New microchips will help locate the deer with previously unheard of precision and track it during the long winter nights”. When I switched on the television on Tuesday I could hardly believe my eyes. The rest of the world was watching scenes of riot police and pro-government youth activists attacking pro-democracy demonstrators in Moscow. The name of Triumphalnya Square, where the rally was taking place, was topping Twitter trends. But the main story on state-owned “Rossiya 24”, Russia’s only 24-hour TV channel, was the microchipping of polar deer. It was a testament to the way Russia’s leadership is handling the first real political crisis of the Putin era.
Clumsy attempts to deny or hush up unpleasant reality, veiled threats mixed with vague promises of concessions, diatribes against perceived foreign interference – it all recalls Milosevic’s Belgrade in 2000. The question on everyone’s mind is: “Are we seeing the ‘Russian Spring’ arriving, against all odds, in winter?” My answer is: yes – but it might well have a pattern different from the Arab revolutions. I expect it to be more of a tug of war than a blitz.

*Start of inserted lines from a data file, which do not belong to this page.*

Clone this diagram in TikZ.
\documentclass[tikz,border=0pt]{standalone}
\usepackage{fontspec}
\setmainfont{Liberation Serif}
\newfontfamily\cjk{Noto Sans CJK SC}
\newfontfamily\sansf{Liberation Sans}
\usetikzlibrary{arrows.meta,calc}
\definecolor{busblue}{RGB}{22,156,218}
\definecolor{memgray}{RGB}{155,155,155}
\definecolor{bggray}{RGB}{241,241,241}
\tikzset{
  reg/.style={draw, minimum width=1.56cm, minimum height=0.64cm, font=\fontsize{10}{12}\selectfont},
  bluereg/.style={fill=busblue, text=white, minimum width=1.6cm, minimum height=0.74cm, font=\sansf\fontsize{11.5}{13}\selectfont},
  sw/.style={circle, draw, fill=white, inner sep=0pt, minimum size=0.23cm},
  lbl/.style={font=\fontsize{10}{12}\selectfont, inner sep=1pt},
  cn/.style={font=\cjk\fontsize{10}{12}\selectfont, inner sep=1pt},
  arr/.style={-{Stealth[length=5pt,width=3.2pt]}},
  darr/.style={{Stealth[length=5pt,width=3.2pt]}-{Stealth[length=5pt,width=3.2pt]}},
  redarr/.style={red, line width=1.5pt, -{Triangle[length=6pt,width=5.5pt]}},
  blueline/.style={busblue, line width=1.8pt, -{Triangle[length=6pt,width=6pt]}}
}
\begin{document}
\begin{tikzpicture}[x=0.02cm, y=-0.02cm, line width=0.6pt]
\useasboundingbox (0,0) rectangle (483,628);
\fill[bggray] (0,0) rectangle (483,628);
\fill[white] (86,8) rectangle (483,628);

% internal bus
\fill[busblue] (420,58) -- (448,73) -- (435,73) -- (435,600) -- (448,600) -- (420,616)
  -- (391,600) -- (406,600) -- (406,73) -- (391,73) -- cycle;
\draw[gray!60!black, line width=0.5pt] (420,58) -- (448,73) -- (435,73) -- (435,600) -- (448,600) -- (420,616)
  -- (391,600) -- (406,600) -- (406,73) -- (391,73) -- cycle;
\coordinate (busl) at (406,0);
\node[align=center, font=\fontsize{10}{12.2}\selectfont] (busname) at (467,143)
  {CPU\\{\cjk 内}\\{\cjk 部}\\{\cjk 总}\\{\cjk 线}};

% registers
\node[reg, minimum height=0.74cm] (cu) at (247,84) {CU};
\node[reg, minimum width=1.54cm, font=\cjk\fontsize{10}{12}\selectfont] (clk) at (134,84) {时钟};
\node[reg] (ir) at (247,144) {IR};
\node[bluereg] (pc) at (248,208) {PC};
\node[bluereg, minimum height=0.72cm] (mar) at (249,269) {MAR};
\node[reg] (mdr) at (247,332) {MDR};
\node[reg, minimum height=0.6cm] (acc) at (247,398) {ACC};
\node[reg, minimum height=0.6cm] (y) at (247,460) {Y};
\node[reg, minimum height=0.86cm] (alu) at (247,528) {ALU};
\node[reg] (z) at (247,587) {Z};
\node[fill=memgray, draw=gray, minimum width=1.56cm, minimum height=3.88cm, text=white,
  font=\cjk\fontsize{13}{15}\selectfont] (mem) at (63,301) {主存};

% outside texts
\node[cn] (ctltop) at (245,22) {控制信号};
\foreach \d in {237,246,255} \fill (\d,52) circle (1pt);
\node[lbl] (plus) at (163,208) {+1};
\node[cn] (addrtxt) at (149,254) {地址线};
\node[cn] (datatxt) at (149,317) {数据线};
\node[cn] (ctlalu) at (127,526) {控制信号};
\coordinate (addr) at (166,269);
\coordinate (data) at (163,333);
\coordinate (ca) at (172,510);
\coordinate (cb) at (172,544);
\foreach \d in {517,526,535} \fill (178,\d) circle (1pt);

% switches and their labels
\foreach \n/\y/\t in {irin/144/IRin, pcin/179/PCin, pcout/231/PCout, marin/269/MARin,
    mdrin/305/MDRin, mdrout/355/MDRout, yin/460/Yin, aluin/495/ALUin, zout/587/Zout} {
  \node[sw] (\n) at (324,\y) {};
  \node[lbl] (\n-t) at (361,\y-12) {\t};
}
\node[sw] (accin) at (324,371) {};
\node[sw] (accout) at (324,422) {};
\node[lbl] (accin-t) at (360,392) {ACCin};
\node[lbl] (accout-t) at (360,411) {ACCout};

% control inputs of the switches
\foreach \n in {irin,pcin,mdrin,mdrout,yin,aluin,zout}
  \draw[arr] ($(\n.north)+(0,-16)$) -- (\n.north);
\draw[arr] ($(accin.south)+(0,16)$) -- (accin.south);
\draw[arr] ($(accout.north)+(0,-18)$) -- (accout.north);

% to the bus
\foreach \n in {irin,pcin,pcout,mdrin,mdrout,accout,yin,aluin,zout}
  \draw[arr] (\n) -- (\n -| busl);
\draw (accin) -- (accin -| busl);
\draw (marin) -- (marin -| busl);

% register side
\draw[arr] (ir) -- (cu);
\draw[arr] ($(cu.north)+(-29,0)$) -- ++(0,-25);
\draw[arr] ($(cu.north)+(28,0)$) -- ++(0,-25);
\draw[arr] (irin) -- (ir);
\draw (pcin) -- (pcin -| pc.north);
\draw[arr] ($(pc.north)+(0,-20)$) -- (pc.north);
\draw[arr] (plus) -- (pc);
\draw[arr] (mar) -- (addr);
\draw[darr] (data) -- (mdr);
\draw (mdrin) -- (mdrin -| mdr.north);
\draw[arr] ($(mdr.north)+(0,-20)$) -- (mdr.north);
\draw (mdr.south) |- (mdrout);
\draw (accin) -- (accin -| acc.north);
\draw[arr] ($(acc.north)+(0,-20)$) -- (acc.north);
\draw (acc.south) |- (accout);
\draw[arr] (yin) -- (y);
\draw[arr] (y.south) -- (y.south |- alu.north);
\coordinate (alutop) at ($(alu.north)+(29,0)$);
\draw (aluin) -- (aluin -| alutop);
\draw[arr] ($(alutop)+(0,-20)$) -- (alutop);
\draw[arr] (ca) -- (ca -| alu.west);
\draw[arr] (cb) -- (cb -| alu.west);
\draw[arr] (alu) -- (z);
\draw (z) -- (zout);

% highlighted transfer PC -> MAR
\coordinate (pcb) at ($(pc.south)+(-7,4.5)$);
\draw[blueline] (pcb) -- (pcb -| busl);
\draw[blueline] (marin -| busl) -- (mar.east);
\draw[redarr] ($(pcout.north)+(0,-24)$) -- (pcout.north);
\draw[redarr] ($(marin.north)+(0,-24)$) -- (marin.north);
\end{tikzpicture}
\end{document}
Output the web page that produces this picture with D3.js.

Vladimir Putin still has formidable financial resources, and the police has not yet hesitated to tackle the protesters roughly. The opposition is still split between the so-called “systemic” parties, to be represented in parliament, and the “non-systemic” groupings that are driving the street protests. The population, though increasingly restless, wants the system to improve, not another revolution. All this favours the Kremlin. However, other factors are eroding the regime’s ability to respond to the situation coherently.